December 24, 2024
MISO Briefs
Steering Committee Addresses Timely Posting, Merges Two Working Groups
A collection of news from MISO, including discussions by the Steering Committee and the RTO's new blog.

MISO’s Steering Committee put its own operations under inspection during a Nov. 19 meeting, when it addressed stakeholder concerns that meeting materials are being posted too late.

Michelle Bloodworth, MISO’s executive director of external and stakeholder affairs, said meeting and agenda materials should be posted at least a week before the meeting under governance guidelines.

“We have not forgotten this and we’re taking a lot of strides internally,” Bloodworth said, adding that MISO is looking at different options on how to notify stakeholders when materials are posted.

MISO management will address the committee’s concerns on posting and discuss verbal updates versus updates accompanied by posted materials at an informational forum Dec. 15.

The Steering Committee went over a tentative schedule of monthly 2016 meetings. In light of the impending stakeholder redesign, the committee is embracing a “business as usual” policy through March until a more defined plan emerges from the stakeholder redesign committee. (See MISO Board Reduces Meeting Schedule; AC Likely to Follow.)

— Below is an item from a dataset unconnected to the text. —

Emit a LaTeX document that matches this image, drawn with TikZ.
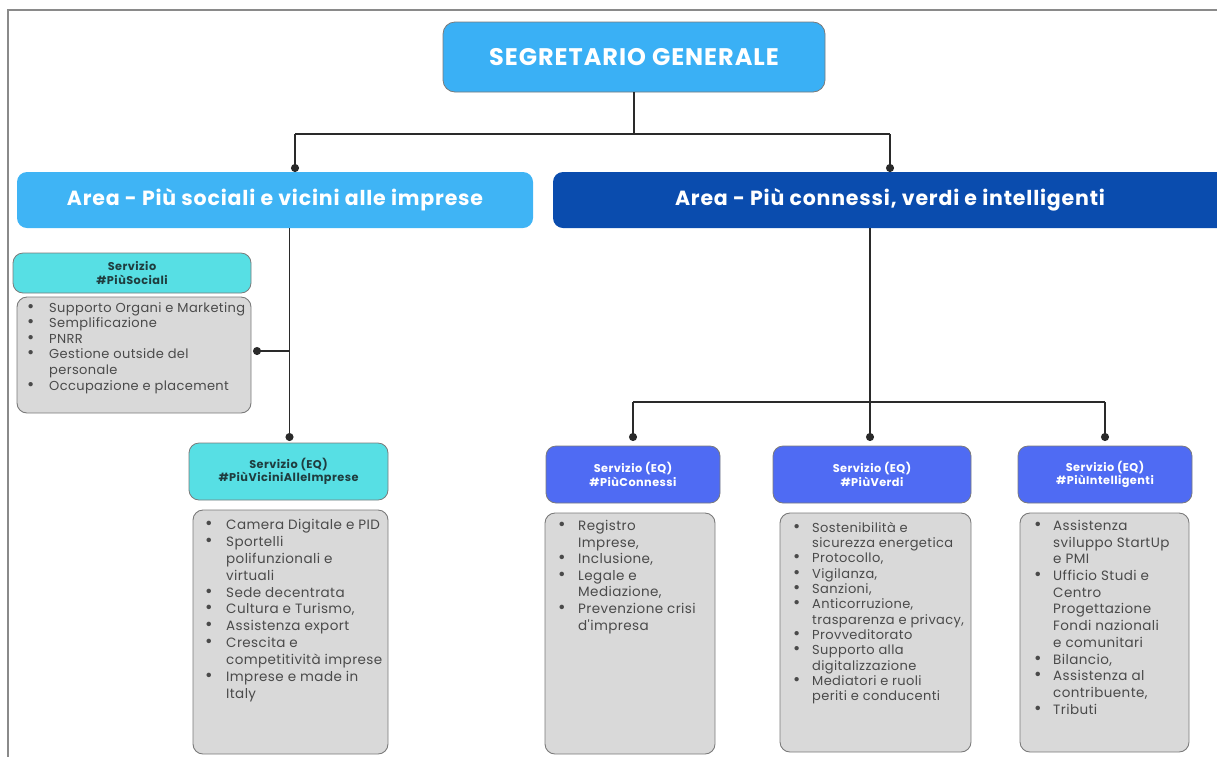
\documentclass[tikz,border=0pt]{standalone}
\usepackage{fontspec}
\setmainfont{Poppins}
\newfontfamily\wide[LetterSpace=4]{Poppins}
\newfontfamily\widel[LetterSpace=3]{Poppins}
\usetikzlibrary{calc,arrows.meta}
\definecolor{sgblue}{HTML}{3AB0F5}
\definecolor{areaLc}{HTML}{3FB4F5}
\definecolor{areaRc}{HTML}{0A4CAE}
\definecolor{eqblue}{HTML}{4F6BF3}
\definecolor{cyanbox}{HTML}{57DFE4}
\definecolor{graybox}{HTML}{D9D9D9}
\definecolor{grayedge}{HTML}{7A7A7A}
\definecolor{listtext}{HTML}{4A4A4A}
\definecolor{headtext}{HTML}{1F3D3F}
\definecolor{framec}{HTML}{8A8A8A}
\definecolor{linec}{HTML}{2A2A2A}
\newlength\bulw
\newcommand\bl{\makebox[\bulw][l]{\scalebox{1.35}{\textbullet}}}
\newcommand\il{\makebox[\bulw]{}}
\begin{document}
\begin{tikzpicture}[x=1pt,y=-1pt,
  base/.style={anchor=north west, outer sep=0pt, inner sep=0pt, rounded corners=10pt},
  topbox/.style={base, fill=sgblue, draw=grayedge, line width=0.8pt, rounded corners=12pt,
     text=white, font=\wide\fontsize{24}{28}\selectfont\bfseries},
  areabox/.style={base, text=white, font=\wide\fontsize{20.5}{24}\selectfont\bfseries},
  cyanhead/.style={base, fill=cyanbox, draw=grayedge, line width=0.8pt, align=center,
     text=headtext, font=\wide\fontsize{11.3}{13.5}\selectfont\bfseries},
  bluehead/.style={base, fill=eqblue, draw=grayedge, line width=0.8pt, align=center,
     text=white, font=\wide\fontsize{11.3}{13.5}\selectfont\bfseries},
  listbox/.style={base, fill=graybox, draw=grayedge, line width=0.9pt},
  listtxt/.style={anchor=north west, inner sep=0pt, align=left, text=listtext},
  conn/.style={draw=linec, line width=1.6pt},
  dotted end/.style={-{Circle[length=8pt,width=8pt]}}
]
\useasboundingbox (0,0) rectangle (1217,756);
\clip (0,0) rectangle (1217,756);
% frame
\draw[framec, line width=1.2pt] (8,760) -- (8,10) -- (1222,10);

% top
\node[topbox, minimum width=382pt, minimum height=70pt] (sg) at (443,22) {SEGRETARIO GENERALE};

% areas
\node[areabox, fill=areaLc, minimum width=516pt, minimum height=56pt] (areaL) at (17,172) {Area - Più sociali e vicini alle imprese};
\node[areabox, fill=areaRc, minimum width=674pt, minimum height=56pt] (areaR) at (553,172) {Area - Più connessi, verdi e intelligenti};

% left services
\node[cyanhead, minimum width=238pt, minimum height=40pt] (h1) at (13,253) {Servizio\\\#PiùSociali};
\node[listbox, minimum width=234pt, minimum height=116pt] (l1) at (17,297) {};
\node[cyanhead, minimum width=199pt, minimum height=57pt] (h2) at (189,443) {Servizio (EQ)\\\#PiùViciniAlleImprese};
\node[listbox, minimum width=195pt, minimum height=244pt] (l2) at (193,510) {};

% right services
\node[bluehead, minimum width=174pt, minimum height=57pt] (h3) at (546,446) {Servizio (EQ)\\\#PiùConnessi};
\node[listbox, minimum width=170pt, minimum height=241pt] (l3) at (545,513) {};
\node[bluehead, minimum width=198pt, minimum height=57pt] (h4) at (773,446) {Servizio (EQ)\\\#PiùVerdi};
\node[listbox, minimum width=191pt, minimum height=239pt] (l4) at (780,513) {};
\node[bluehead, minimum width=174pt, minimum height=57pt] (h5) at (1018,446) {Servizio (EQ)\\\#PiùIntelligenti};
\node[listbox, minimum width=169pt, minimum height=239pt] (l5) at (1020,513) {};

% list texts
\setlength\bulw{22pt}
\node[listtxt, font=\widel\fontsize{13}{15.6}\selectfont] (t1) at ($(l1.north west)+(10,5)$)
 {\bl Supporto Organi e Marketing\\\bl Semplificazione\\\bl PNRR\\\bl Gestione outside del\\\il personale\\\bl Occupazione e placement};
\setlength\bulw{21pt}
\node[listtxt, font=\widel\fontsize{13.5}{16.9}\selectfont] (t2) at ($(l2.north west)+(12,9)$)
 {\bl Camera Digitale e PID\\\bl Sportelli\\\il polifunzionali e\\\il virtuali\\\bl Sede decentrata\\\bl Cultura e Turismo,\\\bl Assistenza export\\\bl Crescita e\\\il competitività imprese\\\bl Imprese e made in\\\il Italy};
\setlength\bulw{20pt}
\node[listtxt, font=\widel\fontsize{13.5}{16.6}\selectfont] (t3) at ($(l3.north west)+(13,7)$)
 {\bl Registro\\\il Imprese,\\\bl Inclusione,\\\bl Legale e\\\il Mediazione,\\\bl Prevenzione crisi\\\il d'impresa};
\setlength\bulw{19pt}
\node[listtxt, font=\widel\fontsize{13}{15.3}\selectfont] (t4) at ($(l4.north west)+(13,9)$)
 {\bl Sostenibilità e\\\il sicurezza energetica\\\bl Protocollo,\\\bl Vigilanza,\\\bl Sanzioni,\\\bl Anticorruzione,\\\il trasparenza e privacy,\\\bl Provveditorato\\\bl Supporto alla\\\il digitalizzazione\\\bl Mediatori e ruoli\\\il periti e conducenti};
\setlength\bulw{19pt}
\node[listtxt, font=\widel\fontsize{13.5}{16.7}\selectfont] (t5) at ($(l5.north west)+(14,7)$)
 {\bl Assistenza\\\il sviluppo StartUp\\\il e PMI\\\bl Ufficio Studi e\\\il Centro\\\il Progettazione\\\il Fondi nazionali\\\il e comunitari\\\bl Bilancio,\\\bl Assistenza al\\\il contribuente,\\\bl Tributi};

% connectors: top
\coordinate (j0) at ($(sg.south)+(0,42)$);
\coordinate (jL) at (295,134);
\coordinate (jR) at (890,134);
\draw[conn] (sg.south) -- (j0);
\draw[conn] (jL) -- (jR);
\draw[conn, dotted end] (jL) -- (jL |- areaL.north) ;
\draw[conn, dotted end] (jR) -- (jR |- areaR.north);

% left branch
\coordinate (lb) at ($(areaL.south -| h2.north)+(1,0)$);
\coordinate (lside) at ($(lb |- l1.east)+(0,-4)$);
\draw[conn, dotted end] (lb) -- ($(lb |- h2.north)+(0,-2)$);
\draw[conn, dotted end] (lside) -- ($(l1.east)+(2,-4)$);

% right branch
\coordinate (rb) at ($(areaR.south -| h4.north)+(-2,0)$);
\coordinate (rbj) at ($(rb |- h4.north)+(0,-44)$);
\draw[conn] (rb) -- (rbj);
\draw[conn] (rbj -| h3.north) -- (rbj -| h5.north);
\draw[conn, dotted end] (rbj -| h3.north) -- ($(h3.north)+(0,-5)$);
\draw[conn, dotted end] (rbj) -- ($(rb |- h4.north)+(0,-5)$);
\draw[conn, dotted end] (rbj -| h5.north) -- ($(h5.north)+(0,-5)$);
\end{tikzpicture}
\end{document}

Also during the meeting, the closed Operations Working Group and the closed Operations Planning Working Group were merged by vote into the temporarily named Confidential Reliability Working Group. The Steering Committee also gave the go-ahead on a draft charter and management plan for the newly merged entity. The group’s purpose is to “provide a forum to promote the reliability of the Bulk Electric System and to develop, review and recommend operational planning practices,” according to the draft management plan.

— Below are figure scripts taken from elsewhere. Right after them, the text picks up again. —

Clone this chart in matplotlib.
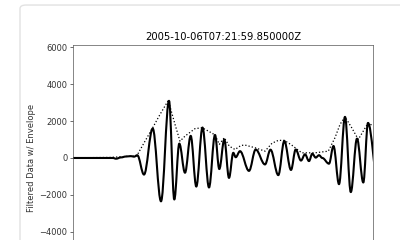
import matplotlib
matplotlib.use('Agg')
import matplotlib.pyplot as plt
from matplotlib.path import Path
from matplotlib.patches import PathPatch, FancyBboxPatch

title = '2005-10-06T07:21:59.850000Z'
ylabel = 'Filtered Data w/ Envelope'
yticks = [-4000, -2000, 0, 2000, 4000, 6000]

# filtered trace (time in s, counts)
trace_t = [0, 40, 43, 48, 53, 58, 61, 64.3, 71, 79.7, 88, 96, 101.3, 106.3, 112,
           117.7, 123.3, 129.5, 136, 142, 146.3, 151.3, 156, 160.3, 162.7, 167,
           176, 182.7, 192, 197.5, 205.3, 211.3, 218, 222.7, 228, 232, 236, 239.3,
           242.7, 246, 249.3, 256, 260.5, 266, 272, 277.8, 284, 290.3, 295, 305]
trace_v = [0, 0, -40, 30, 80, 100, 70, 150, -900, 1600, -2350, 3100, -2250, 780,
           -800, 1200, -1550, 1650, -1600, 1250, -600, 1000, -1080, 280, 40, 370,
           -700, 460, -350, 450, -930, 920, -650, 460, -140, 200, -170, 230, 20,
           150, 0, -310, 650, -1420, 2230, -1850, 1050, -1330, 1900, -1300]

# envelope (dotted)
env_t = [0, 37, 52, 60, 63.7, 72, 79.7, 87, 95.3, 102, 107, 112, 122, 129,
         135.3, 142, 146.3, 151.3, 156.3, 162, 168, 172, 182, 192, 199,
         205.3, 211.3, 218.7, 228.7, 242, 255.3, 262, 267, 272, 278.7, 285.3,
         290.3, 295.3, 300]
env_v = [10, 30, 80, 100, 110, 910, 1640, 2360, 3120, 1820, 910, 1185, 1590,
         1640, 1460, 1250, 735, 1100, 640, 460, 680, 700, 555, 370, 800,
         955, 955, 700, 280, 280, 370, 1100, 1820, 2230, 1640, 1005, 1460, 1910,
         1730]

fig = plt.figure(figsize=(4, 2.4), dpi=100)
fig.add_artist(FancyBboxPatch((0.05, -0.5), 1.2, 1.479,
                              boxstyle='round,pad=0,rounding_size=0.015',
                              transform=fig.transFigure, fc='none',
                              ec='#e2e2e2', lw=1.0))

ax = fig.add_axes([0.1825, -0.129, 0.75, 0.9415])

# smooth curve through the turning points (flat tangent at each one)
verts = [(trace_t[0], trace_v[0])]
codes = [Path.MOVETO]
for i in range(1, len(trace_t)):
    t0, v0 = trace_t[i - 1], trace_v[i - 1]
    t1, v1 = trace_t[i], trace_v[i]
    dt = t1 - t0
    verts += [(t0 + 0.364 * dt, v0), (t1 - 0.364 * dt, v1), (t1, v1)]
    codes += [Path.CURVE4] * 3
ax.add_patch(PathPatch(Path(verts, codes), fc='none', ec='black', lw=1.5,
                       capstyle='round', joinstyle='round'))

ax.plot(env_t, env_v, 'k:', lw=0.9)

ax.set_xlim(0, 300)
ax.set_ylim(-6125, 6125)
ax.set_yticks(yticks)
ax.tick_params(axis='x', labelbottom=False)
ax.set_title(title, fontsize=7.2, pad=3.6)
ax.set_ylabel(ylabel, fontsize=6, labelpad=2.4, color='#333333')
ax.tick_params(labelsize=6, length=2.1, width=0.5, pad=2, colors='#333333')
for s in ax.spines.values():
    s.set_linewidth(0.5)
    s.set_color('#555555')

fig.savefig('out.png', dpi=100)
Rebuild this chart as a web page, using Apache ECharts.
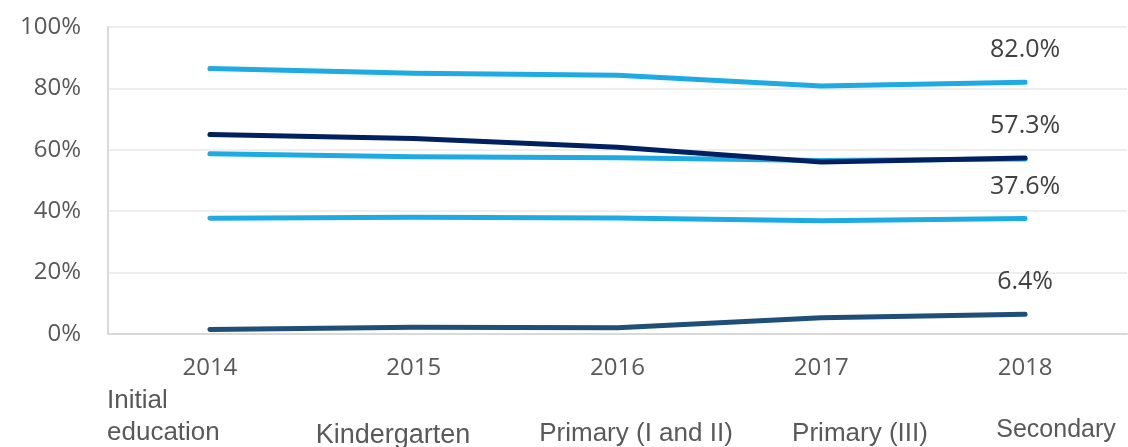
<!DOCTYPE html>
<html>
<head>
<meta charset="utf-8">
<script src="https://cdn.jsdelivr.net/npm/echarts@6/dist/echarts.min.js"></script>
<style>
  html, body { margin: 0; padding: 0; background: #ffffff; }
  #chart { width: 1128px; height: 447px; }
</style>
</head>
<body>
<div id="chart"></div>
<script>
// ---- data ----
const years = ['2014', '2015', '2016', '2017', '2018'];
const seriesNames = ['Initial education', 'Kindergarten', 'Primary (I and II)', 'Primary (III)', 'Secondary'];
const initialEducation = [1.5, 2.2, 2.0, 5.3, 6.4];
const kindergarten = [37.7, 38.0, 37.8, 36.9, 37.6];
const primaryIandII = [86.5, 84.9, 84.3, 80.8, 82.0];
const primaryIII = [58.7, 57.7, 57.4, 56.5, 57.0];
const secondary = [65.0, 63.7, 60.8, 56.0, 57.3];
const yTicks = [0, 20, 40, 60, 80, 100];
const showEndLabel = [true, true, true, false, true];

// ---- styles ----
const colors = ['#1F4E79', '#1FAAE2', '#1FAAE2', '#1FAAE2', '#002060'];
const allData = [initialEducation, kindergarten, primaryIandII, primaryIII, secondary];

const chart = echarts.init(document.getElementById('chart'), null, { renderer: 'canvas' });

const series = allData.map((arr, si) => ({
  name: seriesNames[si],
  type: 'line',
  symbol: 'circle',
  symbolSize: 1,
  showSymbol: true,
  z: 2 + si,
  itemStyle: { color: colors[si] },
  lineStyle: { color: colors[si], width: 5, cap: 'round', join: 'round' },
  data: arr.map((v, i) => ({
    value: v,
    label: {
      show: showEndLabel[si] && i === arr.length - 1,
      position: 'top',
      distance: 19,
      formatter: (p) => p.value.toFixed(1) + '%',
      fontFamily: 'Open Sans',
      fontSize: 25,
      color: '#404040'
    }
  }))
}));

const bottomText = { fontFamily: 'Liberation Sans', fontSize: 26, fill: '#595959' };

const option = {
  animation: false,
  backgroundColor: '#ffffff',
  grid: { left: 108, right: 1, top: 27, bottom: 113, containLabel: false },
  xAxis: {
    type: 'category',
    data: years,
    boundaryGap: true,
    axisLine: { show: true, lineStyle: { color: '#D9D9D9', width: 2 } },
    axisTick: { show: false },
    axisLabel: { fontFamily: 'Open Sans', fontSize: 24, color: '#595959', margin: 22 },
    splitLine: { show: false }
  },
  yAxis: {
    type: 'value',
    min: yTicks[0],
    max: yTicks[yTicks.length - 1],
    interval: 20,
    axisLine: { show: true, lineStyle: { color: '#D9D9D9', width: 2 } },
    axisTick: { show: false },
    axisLabel: { fontFamily: 'Open Sans', fontSize: 24, color: '#595959', margin: 27, formatter: '{value}%' },
    splitLine: { show: true, lineStyle: { color: '#EEEEEE', width: 2 } }
  },
  graphic: [
    { type: 'text', left: 107, top: 385, style: Object.assign({ text: 'Initial\neducation', lineHeight: 32 }, bottomText) },
    { type: 'text', x: 393, y: 436, style: Object.assign({}, bottomText, { text: seriesNames[1], align: 'center', verticalAlign: 'middle', fontSize: 27 }) },
    { type: 'text', x: 636, y: 434, style: Object.assign({}, bottomText, { text: seriesNames[2], align: 'center', verticalAlign: 'middle' }) },
    { type: 'text', x: 860, y: 434, style: Object.assign({}, bottomText, { text: seriesNames[3], align: 'center', verticalAlign: 'middle' }) },
    { type: 'text', x: 1056, y: 430, style: Object.assign({}, bottomText, { text: seriesNames[4], align: 'center', verticalAlign: 'middle', fontSize: 25 }) }
  ],
  series: series
};

chart.setOption(option);
</script>
</body>
</html>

Kent Feliks, chair of the Market Subcommittee, asked the Steering Committee for ideas on how the subcommittee should address projects that are withdrawn from MISO’s market roadmaps. Currently, there’s no procedure in place for projects that drop out of the 2017-2019 Market Roadmap. Feliks said a possible procedure and improvements to MISO Market Roadmap process will be discussed at the Dec. 1 Market Subcommittee meeting.

MISO Tops Wind Record, Reports Low October Energy Prices

misoTodd Ramey, vice president of system operations and market services, told an informational forum last week that the RTO set a new wind generation record Oct. 28, with instantaneous output of 12.4 GW, breaking the previous record of 11.9 GW, set Jan. 8. Wind produced 4.1 TWh for the month, up from 2.9 TWh in September and 3.6 TWh in October 2014.

Meanwhile, at a MISO informational forum held Nov. 18, the RTO reported relatively low wholesale energy prices for the month of October, owing to inexpensive fuel prices, strong wind farm output and slightly higher temperatures above historic October averages.

According to a MISO presentation, load peaked at 84.6 GW on Oct. 8, significantly less than September’s peak of 113.9 GW. Average load for the month was 68.6 GW, down 2.4% from October 2014.

LMPs averaged $25.34/MWh in October, down from $26.80/MWh in September and $32.44/MWh in October 2014.

MISO Launches ‘Jargon-Free’ Blog

misoMISO last week introduced a blog, MISO Matters, an effort to increase understanding of RTO operations by simplifying technical topics. The first entry features breakdowns of peak load, automatic reserve sharing and the MISO Transmission Expansion Plan.

“We will feature what MISO is doing around big topics, like [the Clean Power Plan] and transmission planning, but also try and explain some of the day-to-day business operations,” MISO spokesman Andy Schonert said. “Most of all, the goal of the blog is to tell MISO’s story free of jargon and acronyms, and explain what MISO does on a daily basis.”